--- TASK DESCRIPTION ---
Output the first line of the listing and each line after it, up to and including the line that contains "return [b + offs[k] for b in base]", exactly as written, minus the pictures.

>> START PROVIDED MATERIAL

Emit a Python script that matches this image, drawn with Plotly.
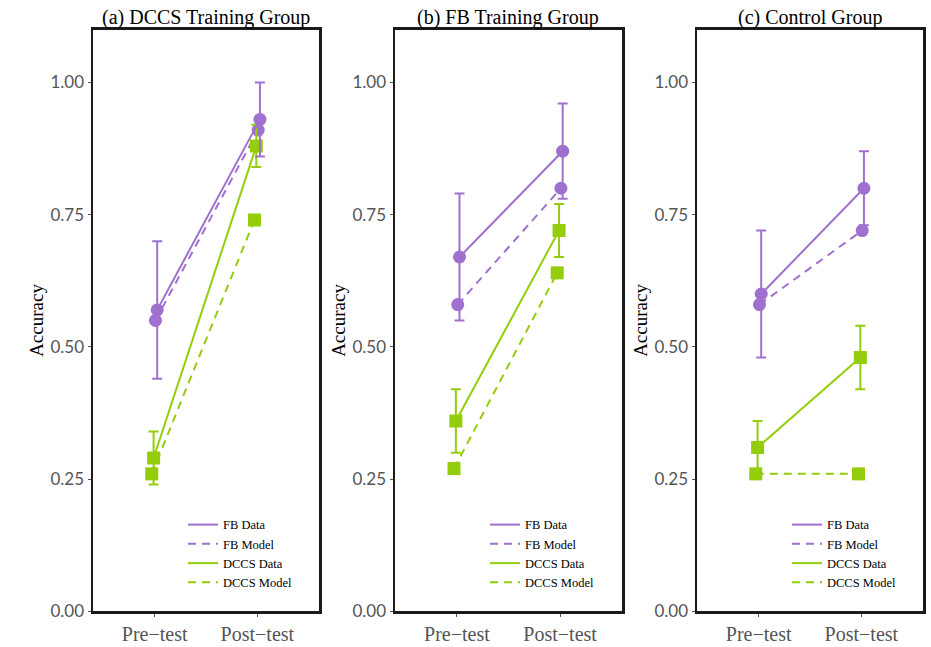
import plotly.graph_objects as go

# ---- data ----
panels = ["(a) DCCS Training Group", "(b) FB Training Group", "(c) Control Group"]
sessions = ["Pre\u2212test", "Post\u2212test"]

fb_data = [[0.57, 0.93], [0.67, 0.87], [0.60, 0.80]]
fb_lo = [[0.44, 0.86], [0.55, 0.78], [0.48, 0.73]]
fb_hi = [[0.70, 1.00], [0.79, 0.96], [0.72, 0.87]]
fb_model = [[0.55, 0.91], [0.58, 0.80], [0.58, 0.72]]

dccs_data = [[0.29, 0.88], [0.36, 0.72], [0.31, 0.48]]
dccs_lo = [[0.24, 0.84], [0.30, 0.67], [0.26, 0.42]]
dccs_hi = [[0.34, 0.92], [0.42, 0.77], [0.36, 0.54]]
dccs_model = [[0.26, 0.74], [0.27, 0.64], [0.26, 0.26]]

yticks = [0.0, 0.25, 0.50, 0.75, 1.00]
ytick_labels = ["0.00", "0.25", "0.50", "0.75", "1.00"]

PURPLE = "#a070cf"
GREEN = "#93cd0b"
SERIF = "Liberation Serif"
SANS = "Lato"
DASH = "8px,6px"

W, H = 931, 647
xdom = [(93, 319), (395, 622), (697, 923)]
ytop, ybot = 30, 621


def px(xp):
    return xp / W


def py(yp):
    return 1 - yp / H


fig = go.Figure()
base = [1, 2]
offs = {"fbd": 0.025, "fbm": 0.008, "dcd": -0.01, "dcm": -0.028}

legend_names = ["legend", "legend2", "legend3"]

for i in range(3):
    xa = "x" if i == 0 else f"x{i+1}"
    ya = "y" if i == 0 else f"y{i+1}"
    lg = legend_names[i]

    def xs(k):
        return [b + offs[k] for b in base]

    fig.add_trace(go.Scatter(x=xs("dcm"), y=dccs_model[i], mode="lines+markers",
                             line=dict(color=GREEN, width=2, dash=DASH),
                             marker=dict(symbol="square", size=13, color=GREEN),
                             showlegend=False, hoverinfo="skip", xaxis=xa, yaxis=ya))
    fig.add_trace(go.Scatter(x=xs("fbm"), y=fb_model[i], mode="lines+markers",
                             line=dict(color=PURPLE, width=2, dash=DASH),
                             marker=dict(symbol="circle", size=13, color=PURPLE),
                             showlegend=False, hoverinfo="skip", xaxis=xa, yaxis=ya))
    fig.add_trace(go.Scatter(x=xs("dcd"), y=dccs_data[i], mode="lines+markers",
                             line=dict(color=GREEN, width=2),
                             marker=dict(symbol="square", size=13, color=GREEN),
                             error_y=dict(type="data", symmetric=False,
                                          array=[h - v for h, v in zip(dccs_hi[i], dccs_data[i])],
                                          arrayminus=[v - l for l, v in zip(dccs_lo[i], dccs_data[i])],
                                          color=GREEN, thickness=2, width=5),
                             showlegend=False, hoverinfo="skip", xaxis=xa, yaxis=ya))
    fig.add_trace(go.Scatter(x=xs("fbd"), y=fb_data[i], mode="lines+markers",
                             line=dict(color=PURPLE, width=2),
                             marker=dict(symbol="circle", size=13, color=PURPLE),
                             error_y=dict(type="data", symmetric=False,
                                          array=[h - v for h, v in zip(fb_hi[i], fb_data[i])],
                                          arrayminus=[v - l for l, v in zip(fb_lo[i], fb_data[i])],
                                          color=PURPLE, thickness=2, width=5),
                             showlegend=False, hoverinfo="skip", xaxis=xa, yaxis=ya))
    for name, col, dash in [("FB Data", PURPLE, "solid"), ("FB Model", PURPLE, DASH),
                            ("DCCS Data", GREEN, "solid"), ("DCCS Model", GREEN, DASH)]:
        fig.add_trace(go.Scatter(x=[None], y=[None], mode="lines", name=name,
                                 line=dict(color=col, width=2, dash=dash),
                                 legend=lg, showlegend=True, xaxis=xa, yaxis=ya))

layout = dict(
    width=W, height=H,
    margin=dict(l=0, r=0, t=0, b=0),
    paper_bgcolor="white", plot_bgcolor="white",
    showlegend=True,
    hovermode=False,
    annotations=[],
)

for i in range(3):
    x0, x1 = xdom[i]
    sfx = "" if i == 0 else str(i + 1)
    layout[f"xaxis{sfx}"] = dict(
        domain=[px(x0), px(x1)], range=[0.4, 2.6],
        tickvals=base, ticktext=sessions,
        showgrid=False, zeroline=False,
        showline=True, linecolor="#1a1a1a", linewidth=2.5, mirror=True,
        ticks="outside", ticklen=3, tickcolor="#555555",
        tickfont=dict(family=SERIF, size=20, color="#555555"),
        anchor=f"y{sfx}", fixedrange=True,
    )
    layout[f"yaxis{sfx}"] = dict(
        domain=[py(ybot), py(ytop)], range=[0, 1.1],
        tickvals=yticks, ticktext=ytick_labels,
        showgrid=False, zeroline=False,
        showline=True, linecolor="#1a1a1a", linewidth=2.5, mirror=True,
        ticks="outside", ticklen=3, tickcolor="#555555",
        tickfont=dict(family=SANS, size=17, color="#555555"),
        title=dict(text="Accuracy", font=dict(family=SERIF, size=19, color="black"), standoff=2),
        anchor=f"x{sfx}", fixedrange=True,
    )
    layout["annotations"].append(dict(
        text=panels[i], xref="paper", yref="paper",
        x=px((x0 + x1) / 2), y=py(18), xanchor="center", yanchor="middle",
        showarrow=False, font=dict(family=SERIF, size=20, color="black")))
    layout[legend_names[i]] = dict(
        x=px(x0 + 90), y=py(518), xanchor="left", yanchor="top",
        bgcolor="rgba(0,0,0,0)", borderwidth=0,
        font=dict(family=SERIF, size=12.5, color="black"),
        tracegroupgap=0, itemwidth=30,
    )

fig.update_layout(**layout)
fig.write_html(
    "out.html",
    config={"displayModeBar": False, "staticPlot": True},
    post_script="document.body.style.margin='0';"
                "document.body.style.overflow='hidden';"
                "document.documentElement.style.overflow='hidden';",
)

>> END PROVIDED MATERIAL

--- COMPLETE OUTPUT ---
Emit a Python script that matches this image, drawn with Plotly.
import plotly.graph_objects as go

# ---- data ----
panels = ["(a) DCCS Training Group", "(b) FB Training Group", "(c) Control Group"]
sessions = ["Pre\u2212test", "Post\u2212test"]

fb_data = [[0.57, 0.93], [0.67, 0.87], [0.60, 0.80]]
fb_lo = [[0.44, 0.86], [0.55, 0.78], [0.48, 0.73]]
fb_hi = [[0.70, 1.00], [0.79, 0.96], [0.72, 0.87]]
fb_model = [[0.55, 0.91], [0.58, 0.80], [0.58, 0.72]]

dccs_data = [[0.29, 0.88], [0.36, 0.72], [0.31, 0.48]]
dccs_lo = [[0.24, 0.84], [0.30, 0.67], [0.26, 0.42]]
dccs_hi = [[0.34, 0.92], [0.42, 0.77], [0.36, 0.54]]
dccs_model = [[0.26, 0.74], [0.27, 0.64], [0.26, 0.26]]

yticks = [0.0, 0.25, 0.50, 0.75, 1.00]
ytick_labels = ["0.00", "0.25", "0.50", "0.75", "1.00"]

PURPLE = "#a070cf"
GREEN = "#93cd0b"
SERIF = "Liberation Serif"
SANS = "Lato"
DASH = "8px,6px"

W, H = 931, 647
xdom = [(93, 319), (395, 622), (697, 923)]
ytop, ybot = 30, 621


def px(xp):
    return xp / W


def py(yp):
    return 1 - yp / H


fig = go.Figure()
base = [1, 2]
offs = {"fbd": 0.025, "fbm": 0.008, "dcd": -0.01, "dcm": -0.028}

legend_names = ["legend", "legend2", "legend3"]

for i in range(3):
    xa = "x" if i == 0 else f"x{i+1}"
    ya = "y" if i == 0 else f"y{i+1}"
    lg = legend_names[i]

    def xs(k):
        return [b + offs[k] for b in base]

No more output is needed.